Recorded information:
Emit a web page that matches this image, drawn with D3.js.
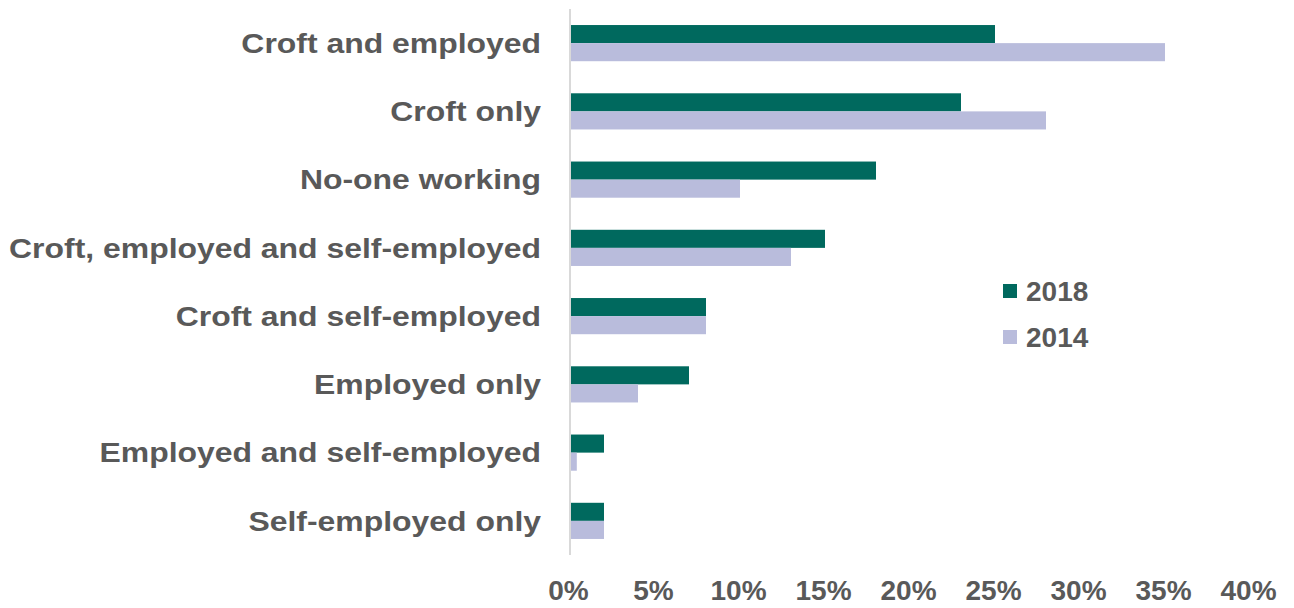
<!DOCTYPE html>
<html>
<head>
<meta charset="utf-8">
<script src="https://cdn.jsdelivr.net/npm/d3@7"></script>
<style>
  html, body { margin: 0; padding: 0; background: #fff; }
  svg text { font-family: "Liberation Sans", Arial, sans-serif; font-weight: bold; fill: #595959; }
</style>
</head>
<body>
<svg id="chart" width="1294" height="608"></svg>
<script>
// Household work combinations, share of crofting households
const categories = [
  "Croft and employed",
  "Croft only",
  "No-one working",
  "Croft, employed and self-employed",
  "Croft and self-employed",
  "Employed only",
  "Employed and self-employed",
  "Self-employed only"
];
const seriesNames = ["2018", "2014"];
const values2018 = [25, 23, 18, 15, 8, 7, 2, 2];
const values2014 = [35, 28, 10, 13, 8, 4, 0.4, 2];
const tickValues = [0, 5, 10, 15, 20, 25, 30, 35, 40];
const colors = { "2018": "#00695E", "2014": "#B9BCDC" };

const svg = d3.select("#chart");
const x0 = 570, x1 = 1250, yTop = 9, yBottom = 555;

const x = d3.scaleLinear().domain([0, 40]).range([x0, x1]);
const y = d3.scaleBand().domain(categories).range([yTop, yBottom]).paddingInner(0.47).paddingOuter(0.235);
const ySub = d3.scaleBand().domain(seriesNames).range([0, y.bandwidth()]);

const rows = categories.map((c, i) => ({ cat: c, "2018": values2018[i], "2014": values2014[i] }));

// Bars
const g = svg.append("g");
rows.forEach(r => {
  seriesNames.forEach(s => {
    g.append("rect")
      .attr("x", x(0) + 1)
      .attr("y", y(r.cat) + ySub(s))
      .attr("width", Math.max(0, x(r[s]) - x(0) - 1))
      .attr("height", ySub.bandwidth())
      .attr("fill", colors[s]);
  });
});

// Vertical axis line
svg.append("line")
  .attr("x1", x(0)).attr("x2", x(0))
  .attr("y1", yTop).attr("y2", yBottom)
  .attr("stroke", "#D9D9D9").attr("stroke-width", 2);

// Category labels (wide-set bold text)
const stretch = 1.14;
const yAxis = d3.axisLeft(y).tickSize(0).tickPadding(0);
const yg = svg.append("g").attr("transform", `translate(${x(0)},0)`).call(yAxis);
yg.select(".domain").remove();
yg.selectAll("text")
  .style("font-size", "28px")
  .attr("fill", "#595959")
  .attr("dy", "0.35em")
  .attr("x", -29 / stretch)
  .attr("transform", `scale(${stretch},1)`);

// Percentage tick labels
const xAxis = d3.axisBottom(x).tickValues(tickValues).tickFormat(d => d + "%").tickSize(0).tickPadding(0);
const xg = svg.append("g").attr("transform", `translate(-2,590)`).call(xAxis);
xg.select(".domain").remove();
xg.selectAll("text").style("font-size", "28px").attr("dy", "0.35em").attr("y", 0).attr("fill", "#595959");

// Legend
const legend = svg.append("g").attr("transform", "translate(1003,291)");
seriesNames.forEach((s, i) => {
  const row = legend.append("g").attr("transform", `translate(0,${i * 46})`);
  row.append("rect").attr("x", 0).attr("y", -7).attr("width", 14).attr("height", 14).attr("fill", colors[s]);
  row.append("text").attr("x", 23).attr("y", 0).attr("dy", "0.35em").style("font-size", "28px").text(s);
});
</script>
</body>
</html>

Exercise instructions:
Return the listing above word for word, with the pictures removed.

Solved problem:
Emit a web page that matches this image, drawn with D3.js.
<!DOCTYPE html>
<html>
<head>
<meta charset="utf-8">
<script src="https://cdn.jsdelivr.net/npm/d3@7"></script>
<style>
  html, body { margin: 0; padding: 0; background: #fff; }
  svg text { font-family: "Liberation Sans", Arial, sans-serif; font-weight: bold; fill: #595959; }
</style>
</head>
<body>
<svg id="chart" width="1294" height="608"></svg>
<script>
// Household work combinations, share of crofting households
const categories = [
  "Croft and employed",
  "Croft only",
  "No-one working",
  "Croft, employed and self-employed",
  "Croft and self-employed",
  "Employed only",
  "Employed and self-employed",
  "Self-employed only"
];
const seriesNames = ["2018", "2014"];
const values2018 = [25, 23, 18, 15, 8, 7, 2, 2];
const values2014 = [35, 28, 10, 13, 8, 4, 0.4, 2];
const tickValues = [0, 5, 10, 15, 20, 25, 30, 35, 40];
const colors = { "2018": "#00695E", "2014": "#B9BCDC" };

const svg = d3.select("#chart");
const x0 = 570, x1 = 1250, yTop = 9, yBottom = 555;

const x = d3.scaleLinear().domain([0, 40]).range([x0, x1]);
const y = d3.scaleBand().domain(categories).range([yTop, yBottom]).paddingInner(0.47).paddingOuter(0.235);
const ySub = d3.scaleBand().domain(seriesNames).range([0, y.bandwidth()]);

const rows = categories.map((c, i) => ({ cat: c, "2018": values2018[i], "2014": values2014[i] }));

// Bars
const g = svg.append("g");
rows.forEach(r => {
  seriesNames.forEach(s => {
    g.append("rect")
      .attr("x", x(0) + 1)
      .attr("y", y(r.cat) + ySub(s))
      .attr("width", Math.max(0, x(r[s]) - x(0) - 1))
      .attr("height", ySub.bandwidth())
      .attr("fill", colors[s]);
  });
});

// Vertical axis line
svg.append("line")
  .attr("x1", x(0)).attr("x2", x(0))
  .attr("y1", yTop).attr("y2", yBottom)
  .attr("stroke", "#D9D9D9").attr("stroke-width", 2);

// Category labels (wide-set bold text)
const stretch = 1.14;
const yAxis = d3.axisLeft(y).tickSize(0).tickPadding(0);
const yg = svg.append("g").attr("transform", `translate(${x(0)},0)`).call(yAxis);
yg.select(".domain").remove();
yg.selectAll("text")
  .style("font-size", "28px")
  .attr("fill", "#595959")
  .attr("dy", "0.35em")
  .attr("x", -29 / stretch)
  .attr("transform", `scale(${stretch},1)`);

// Percentage tick labels
const xAxis = d3.axisBottom(x).tickValues(tickValues).tickFormat(d => d + "%").tickSize(0).tickPadding(0);
const xg = svg.append("g").attr("transform", `translate(-2,590)`).call(xAxis);
xg.select(".domain").remove();
xg.selectAll("text").style("font-size", "28px").attr("dy", "0.35em").attr("y", 0).attr("fill", "#595959");

// Legend
const legend = svg.append("g").attr("transform", "translate(1003,291)");
seriesNames.forEach((s, i) => {
  const row = legend.append("g").attr("transform", `translate(0,${i * 46})`);
  row.append("rect").attr("x", 0).attr("y", -7).attr("width", 14).attr("height", 14).attr("fill", colors[s]);
  row.append("text").attr("x", 23).attr("y", 0).attr("dy", "0.35em").style("font-size", "28px").text(s);
});
</script>
</body>
</html>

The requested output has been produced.